New college student Hinako, who moved to a small seaside town to surf and have fun, finds herself falling in love with firefighter Minato after he saves her from a fire. Their young romance comes to an abrupt end when Minato drowns…but in her grief, Hinako discovers that singing a song they used to perform as a duet summons Minato into the nearest body of water–be it a puddle, glass, or bathtub. Will Hinako be able to reach Minato again?

Ride Your Wave is a manga spin-off based on writer Reiko Yoshida and director Masaaki Yuaka's Ride Your Wave anime film. The manga is drawn by Machi Kiachi and Seven Seas Entertainment released the volume in print for $12.99






Is It Worth Reading?

Rebecca Silverman

Rating:

Ride Your Wave is an interesting exercise in how projecting the story doesn't necessarily make it less good. That the romance between Hinako and Minato isn't going to have a traditionally happy ending is clear from the moment they start tossing around the word “forever” – this isn't a bodice ripper or a Disney film, and that means that it functions as a death flag waving grimly over the book. What will happen to Minato is also not hard to guess – sure, Hinako could have died in a fire (he's a firefighter), but having him drown when she taught him to surf is somehow more poetic, especially since he's clearly been in love with her for a long, long time.

But being able to guess what's coming doesn't make the story all that much less effective. It's definitely a case of not what the story is but of how it is told, and this manga adaptation of the novel (which also has a film) is surprisingly adept at grabbing ahold of the heartstrings and giving them either a gentle tug or a firm wrench. The plot, it turns out, is not just about a tragic love story, but about how finding someone you love and who loves you truly can inspire you to do bigger and better things, even if one day they're no longer standing beside you. Minato's loss ultimately helps Hinako to become a stronger person in a turn that's both beautiful and utterly depressing.

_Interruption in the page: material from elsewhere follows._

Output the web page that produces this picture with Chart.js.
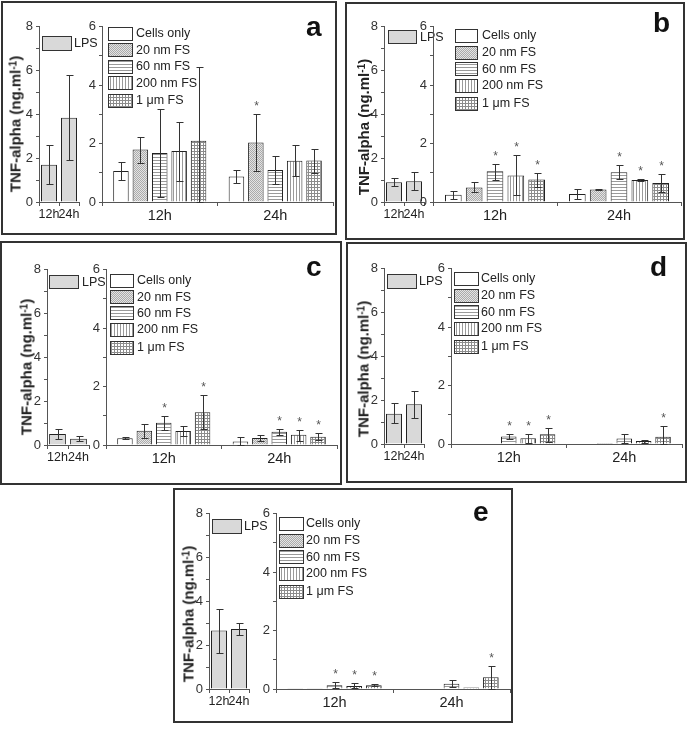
<!DOCTYPE html>
<html><head><meta charset="utf-8">
<script src="https://cdn.jsdelivr.net/npm/chart.js@4.4.0/dist/chart.umd.min.js"></script>
<style>
body{margin:0;background:#fff;}
#fig{position:relative;width:687px;height:729px;overflow:hidden;font-family:"Liberation Sans",Arial,sans-serif;background:#fff;}
.box{position:absolute;border:2px solid #333;box-sizing:border-box;}
canvas{position:absolute;}
.ttl{position:absolute;font-weight:bold;font-size:15px;line-height:15px;color:#222;white-space:nowrap;transform:translate(-50%,-50%) rotate(-90deg);}
.ttl sup{font-size:10px;line-height:0;position:relative;top:-0.45em;vertical-align:baseline;}
.ltr{position:absolute;font-weight:bold;font-size:28px;line-height:28px;color:#111;}
</style></head><body><div id="fig"></div>
<script>
// ---------- data ----------
const timeLabels = ['12h', '24h'];
const seriesNames = ['Cells only', '20 nm FS', '60 nm FS', '200 nm FS', '1 \u03bcm FS'];
const lpsName = 'LPS';

// panel a
const a_lps = [1.70, 3.85], a_lpsLow = [0.80, 1.90], a_lpsHigh = [2.60, 5.80];
const a_mean = [[1.06, 0.87], [1.80, 2.04], [1.68, 1.10], [1.75, 1.41], [2.10, 1.42]];
const a_low  = [[0.74, 0.65], [1.33, 1.05], [0.17, 0.62], [0.72, 0.88], [0.00, 1.00]];
const a_high = [[1.37, 1.10], [2.23, 3.02], [3.20, 1.58], [2.75, 1.95], [4.62, 1.83]];
const a_star = [[0, 0], [0, 1], [0, 0], [0, 0], [0, 0]];

// panel b
const b_lps = [0.90, 0.95], b_lpsLow = [0.72, 0.55], b_lpsHigh = [1.10, 1.35];
const b_mean = [[0.25, 0.27], [0.50, 0.43], [1.05, 1.02], [0.91, 0.75], [0.77, 0.65]];
const b_low  = [[0.10, 0.10], [0.33, 0.42], [0.77, 0.79], [0.23, 0.71], [0.52, 0.35]];
const b_high = [[0.38, 0.44], [0.67, 0.44], [1.31, 1.27], [1.60, 0.79], [1.00, 0.95]];
const b_star = [[0, 0], [0, 0], [1, 1], [1, 1], [1, 1]];

// panel c
const c_lps = [0.50, 0.28], c_lpsLow = [0.26, 0.18], c_lpsHigh = [0.74, 0.40];
const c_mean = [[0.23, 0.12], [0.49, 0.24], [0.76, 0.45], [0.48, 0.35], [1.12, 0.28]];
const c_low  = [[0.20, 0.00], [0.23, 0.13], [0.50, 0.33], [0.32, 0.15], [0.55, 0.16]];
const c_high = [[0.26, 0.29], [0.72, 0.33], [1.01, 0.55], [0.64, 0.51], [1.70, 0.40]];
const c_star = [[0, 0], [0, 0], [1, 1], [0, 1], [1, 1]];

// panel d
const d_lps = [1.38, 1.82], d_lpsLow = [0.98, 1.18], d_lpsHigh = [1.86, 2.40];
const d_mean = [[0.00, 0.00], [0.02, 0.03], [0.26, 0.19], [0.20, 0.10], [0.33, 0.25]];
const d_low  = [[0.00, 0.00], [0.02, 0.03], [0.17, 0.04], [0.05, 0.04], [0.08, 0.00]];
const d_high = [[0.00, 0.00], [0.02, 0.03], [0.34, 0.35], [0.35, 0.15], [0.54, 0.62]];
const d_star = [[0, 0], [0, 0], [1, 0], [1, 0], [1, 1]];

// panel e
const e_lps = [2.67, 2.74], e_lpsLow = [1.65, 2.47], e_lpsHigh = [3.64, 3.02];
const e_mean = [[0.01, 0.00], [0.01, 0.00], [0.13, 0.18], [0.10, 0.05], [0.13, 0.40]];
const e_low  = [[0.01, 0.00], [0.01, 0.00], [0.02, 0.06], [0.02, 0.05], [0.11, 0.00]];
const e_high = [[0.01, 0.00], [0.01, 0.00], [0.25, 0.30], [0.20, 0.05], [0.16, 0.80]];
const e_star = [[0, 0], [0, 0], [1, 0], [1, 0], [1, 1]];

// ---------- layout (page pixels) ----------
const panels = [
  {letter:'a', box:[1,1,336,234], lps:[39,79,26,202], main:[102,333,26,202],
   leg:{bx:108,bw:24,bh:13,tx:136,rows:[33,49.5,66,82.5,100]}, lleg:{bx:42,bw:29,bh:14,cy:43,tx:74},
   ltr:[306,13], ttl:[15,124],
   lpsM:a_lps, lpsL:a_lpsLow, lpsH:a_lpsHigh, mean:a_mean, low:a_low, high:a_high, star:a_star},
  {letter:'b', box:[345,2,340,238], lps:[384,424,25.7,201.7], main:[433,681,25.7,201.7],
   leg:{bx:455,bw:22,bh:13,tx:482,rows:[35,52,68.5,85,103]}, lleg:{bx:388,bw:28,bh:13,cy:36.5,tx:420},
   ltr:[653,9], ttl:[362.5,127],
   lpsM:b_lps, lpsL:b_lpsLow, lpsH:b_lpsHigh, mean:b_mean, low:b_low, high:b_high, star:b_star},
  {letter:'c', box:[0,241,342,244], lps:[47,89,269.3,445.7], main:[106,337,269.3,445.7],
   leg:{bx:110,bw:23,bh:13,tx:137,rows:[280,296.5,312.5,329,347]}, lleg:{bx:49,bw:29,bh:13,cy:281.5,tx:82},
   ltr:[306,253], ttl:[26,367],
   lpsM:c_lps, lpsL:c_lpsLow, lpsH:c_lpsHigh, mean:c_mean, low:c_low, high:c_high, star:c_star},
  {letter:'d', box:[346,242,341,241], lps:[384.3,424,268.3,444.3], main:[451,682,268.3,444.3],
   leg:{bx:454,bw:24,bh:13,tx:481,rows:[278,295,311.5,328,346]}, lleg:{bx:387,bw:29,bh:14,cy:280.5,tx:419},
   ltr:[650,253], ttl:[362.5,369],
   lpsM:d_lps, lpsL:d_lpsLow, lpsH:d_lpsHigh, mean:d_mean, low:d_low, high:d_high, star:d_star},
  {letter:'e', box:[173,488,340,235], lps:[209,249,513.3,689.3], main:[276,510,513.3,689.3],
   leg:{bx:279,bw:24,bh:13,tx:306,rows:[523,540,556.5,573,591]}, lleg:{bx:212,bw:29,bh:14,cy:525.5,tx:244},
   ltr:[473,498], ttl:[187.5,614],
   lpsM:e_lps, lpsL:e_lpsLow, lpsH:e_lpsHigh, mean:e_mean, low:e_low, high:e_high, star:e_star}
];

// ---------- styles ----------
const FONT = '"Liberation Sans", Arial, sans-serif';
function pattern(kind){
  const n = kind === 'dots' ? 2 : 3;
  const c = document.createElement('canvas'); c.width = n; c.height = n;
  const g = c.getContext('2d');
  g.fillStyle = '#ffffff'; g.fillRect(0,0,n,n);
  if (kind === 'dots'){ g.fillStyle='#e4e4e4'; g.fillRect(0,0,n,n); g.fillStyle='#ababab'; g.fillRect(0,0,1,1); g.fillRect(1,1,1,1); }
  if (kind === 'h'){ g.fillStyle='#9a9a9a'; g.fillRect(0,0,n,1); }
  if (kind === 'v'){ g.fillStyle='#9a9a9a'; g.fillRect(0,0,1,n); }
  if (kind === 'grid'){ g.fillStyle='#8c8c8c'; g.fillRect(0,0,n,1); g.fillRect(0,0,1,n); }
  return g.createPattern(c, 'repeat');
}
const fills = ['#ffffff', pattern('dots'), pattern('h'), pattern('v'), pattern('grid')];
const lpsFill = '#d9d9d9';

// ---------- plugins ----------
const errPlugin = {
  id: 'errBars',
  afterDatasetsDraw(chart){
    const ctx = chart.ctx, ys = chart.scales.y;
    ctx.save();
    chart.data.datasets.forEach((ds, i) => {
      const meta = chart.getDatasetMeta(i);
      meta.data.forEach((el, j) => {
        const lo = ds.errLow[j], hi = ds.errHigh[j];
        const x = Math.round(el.x) + 0.5;
        const yl = Math.round(ys.getPixelForValue(lo)) + 0.5;
        const yh = Math.round(ys.getPixelForValue(hi)) + 0.5;
        if (hi - lo > 0.005){
          ctx.strokeStyle = '#333'; ctx.lineWidth = 1;
          ctx.beginPath();
          ctx.moveTo(x, yl); ctx.lineTo(x, yh);
          ctx.moveTo(x-3, yh); ctx.lineTo(x+4, yh);
          ctx.moveTo(x-3, yl); ctx.lineTo(x+4, yl);
          ctx.stroke();
        }
        if (ds.stars && ds.stars[j]){
          const top = Math.min(yh, el.y);
          ctx.fillStyle = '#555'; ctx.font = '12px ' + FONT;
          ctx.textAlign = 'center'; ctx.textBaseline = 'alphabetic';
          ctx.fillText('*', x, top - 5);
        }
      });
    });
    ctx.restore();
  }
};
const legPlugin = {
  id: 'boxLegend',
  afterDraw(chart, args, o){
    const ctx = chart.ctx;
    ctx.save();
    ctx.font = '12.5px ' + FONT; ctx.textBaseline = 'middle'; ctx.textAlign = 'left';
    chart.data.datasets.forEach((ds, i) => {
      const cy = o.rows[i] - o.oy, bx = Math.round(o.bx - o.ox), top = Math.round(cy - o.bh/2);
      ctx.fillStyle = ds.backgroundColor; ctx.fillRect(bx, top, o.bw, o.bh);
      ctx.strokeStyle = '#333'; ctx.lineWidth = 1; ctx.strokeRect(bx + 0.5, top + 0.5, o.bw, o.bh);
      ctx.fillStyle = '#222'; ctx.fillText(ds.label, o.tx - o.ox, cy + 1);
    });
    ctx.restore();
  }
};

// ---------- builders ----------
const fig = document.getElementById('fig');
function addCanvas(l, t, w, h){
  const c = document.createElement('canvas');
  l = Math.round(l); t = Math.round(t); w = Math.round(w); h = Math.round(h);
  c.width = w; c.height = h;
  c.style.left = l + 'px'; c.style.top = t + 'px'; c.style.width = w + 'px'; c.style.height = h + 'px';
  fig.appendChild(c);
  return {c, l, t};
}
function scales(yMax, yW, xH, xFont){
  return {
    x: {
      afterFit: s => { s.height = xH; },
      border: {display:true, color:'#555', width:1},
      grid: {display:true, drawOnChartArea:false, drawTicks:true, tickLength:4, color:'#555', offset:true},
      ticks: {color:'#222', font:{family:FONT, size:xFont}, padding:1, autoSkip:false, maxRotation:0, minRotation:0}
    },
    y: {
      min: 0, max: yMax,
      afterFit: s => { s.width = yW; },
      border: {display:true, color:'#555', width:1},
      grid: {display:true, drawOnChartArea:false, drawTicks:true, tickLength:3, color:'#555'},
      ticks: {stepSize:1, color:'#333', font:{family:FONT, size:13}, padding:3,
              callback: v => (v % 2 === 0 ? String(v) : '')}
    }
  };
}
function baseOpts(){
  return {responsive:false, animation:false, devicePixelRatio:1};
}

panels.forEach(p => {
  const bx = document.createElement('div');
  bx.className = 'box';
  bx.style.left = p.box[0] + 'px'; bx.style.top = p.box[1] + 'px';
  bx.style.width = p.box[2] + 'px'; bx.style.height = p.box[3] + 'px';
  fig.appendChild(bx);

  // LPS chart
  {
    const [ax, ar, at, ab] = p.lps;
    const yW = 30, pT = 10, pR = 40, xH = 24;
    const cv = addCanvas(ax - yW, at - pT, yW + (ar - ax) + pR, pT + (ab - at) + xH);
    new Chart(cv.c, {
      type: 'bar',
      data: {labels: timeLabels, datasets: [{
        label: lpsName, data: p.lpsM, errLow: p.lpsL, errHigh: p.lpsH,
        backgroundColor: lpsFill, borderColor: '#222', borderWidth: 1,
        barPercentage: 0.8, categoryPercentage: 1
      }]},
      options: Object.assign(baseOpts(), {
        layout: {padding: {top: pT, right: pR, left: 0, bottom: 0}},
        scales: scales(8, yW, xH, 12.5),
        plugins: {legend:{display:false}, tooltip:{enabled:false},
          boxLegend: {ox: cv.l, oy: cv.t, bx: p.lleg.bx, bw: p.lleg.bw, bh: p.lleg.bh, tx: p.lleg.tx, rows: [p.lleg.cy]}}
      }),
      plugins: [errPlugin, legPlugin]
    });
  }
  // main chart
  {
    const [ax, ar, at, ab] = p.main;
    const yW = 22, pT = 10, pR = 4, xH = 26;
    const cv = addCanvas(ax - yW, at - pT, yW + (ar - ax) + pR, pT + (ab - at) + xH);
    new Chart(cv.c, {
      type: 'bar',
      data: {labels: timeLabels, datasets: seriesNames.map((name, i) => ({
        label: name, data: p.mean[i], errLow: p.low[i], errHigh: p.high[i], stars: p.star[i],
        backgroundColor: fills[i], borderColor: '#222', borderWidth: 1,
        barPercentage: 0.8, categoryPercentage: 0.84
      }))},
      options: Object.assign(baseOpts(), {
        layout: {padding: {top: pT, right: pR, left: 0, bottom: 0}},
        scales: scales(6, yW, xH, 14.5),
        plugins: {legend:{display:false}, tooltip:{enabled:false},
          boxLegend: Object.assign({ox: cv.l, oy: cv.t}, p.leg)}
      }),
      plugins: [errPlugin, legPlugin]
    });
  }
  // axis title and panel letter
  const t = document.createElement('div');
  t.className = 'ttl';
  t.style.left = p.ttl[0] + 'px'; t.style.top = p.ttl[1] + 'px';
  t.innerHTML = 'TNF-alpha (ng.ml<sup>-1</sup>)';
  fig.appendChild(t);
  const L = document.createElement('div');
  L.className = 'ltr';
  L.style.left = p.ltr[0] + 'px'; L.style.top = p.ltr[1] + 'px';
  L.textContent = p.letter;
  fig.appendChild(L);
});
</script></body></html>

And yet…the whole thing still feels at least a little emotionally manipulative. Granted, any work that's aiming to play on your feelings is going to be that way, but the way that Hinako is given just a bit more time with Minato's ghost and yet weakens him each time she calls him from his watery grave is skirting an edge that I'm not entirely thrilled with. By relying on him she makes him weaker (in the sense of maintaining his presence), and that feels contrary to what he does for her. It's tough to really verbalize what my issue here is, but at the end, even after the two cute side stories from earlier in their courtship, I'm left feeling sad and empty. It's a triumph of the storytelling that it can do that, but it's not what I look for in what I enjoy reading.